The minimum value in a given set is **a.ones** and the maximum is **a.ones | a.unknowns**. So the initial algorithm was:

struct known_bits kb_add(struct known_bits a, struct known_bits b) { struct known_bits result; result.unknowns = a.unknowns | b.unknowns | ((a.ones + b.ones) ^ ((a.ones | a.unknowns) + (b.ones | b.unknowns)); result.ones = (a.ones + b.ones) & ~result.unknowns; return result; }

Alternately, the maximum can be represented as **(a.ones + a.unknowns)** because no bits are set in both **a.ones** and **a.unknowns**, so the addition will never carry. This representation allows the following transformation to the function above:

(a.ones | a.unknowns) + (b.ones | b.unknowns) = (a.ones + a.unknowns) + (b.ones + b.unknowns) = (a.ones + b.ones) + a.unknowns + b.unknowns

The **(a.ones + b.ones)** expression now appears in three places, so we calculate it ahead of time to simplify things, giving the function shown at the top.

## Questions

Can you prove or disprove the addition function? I can’t find a counter-example when exhaustively searching 8-bit values, but that’s not really a proof.

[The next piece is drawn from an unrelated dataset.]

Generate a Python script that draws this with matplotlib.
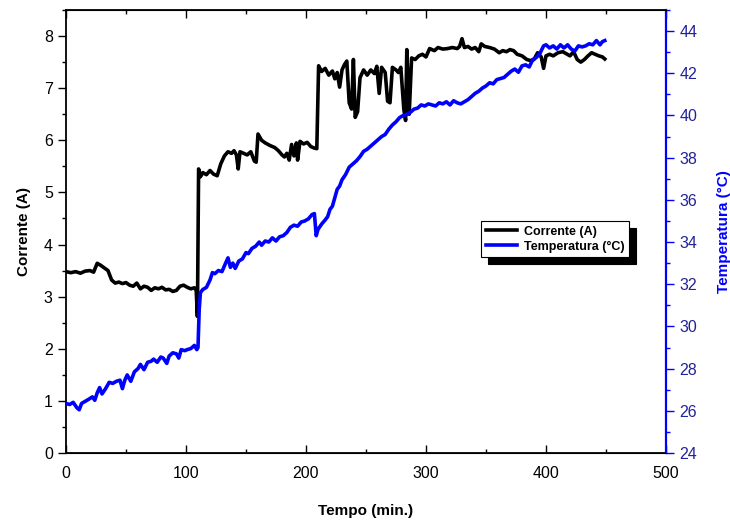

Can you compute the known-bits for multiplication? It’s easy to start getting useful results, but I would love to see a maximally precise less-than-exponential-time algorithm. Can it be proven that that’s impossible?

Can it be simplified further? John Regehr has had interesting results in program synthesis along these lines (which is what reminded me to post this – thanks!)

*Update: *if you want to play with implementing different operations, I’ve put some test code in a gist, based on a gist by @zwegner. It includes an implementation of subtraction.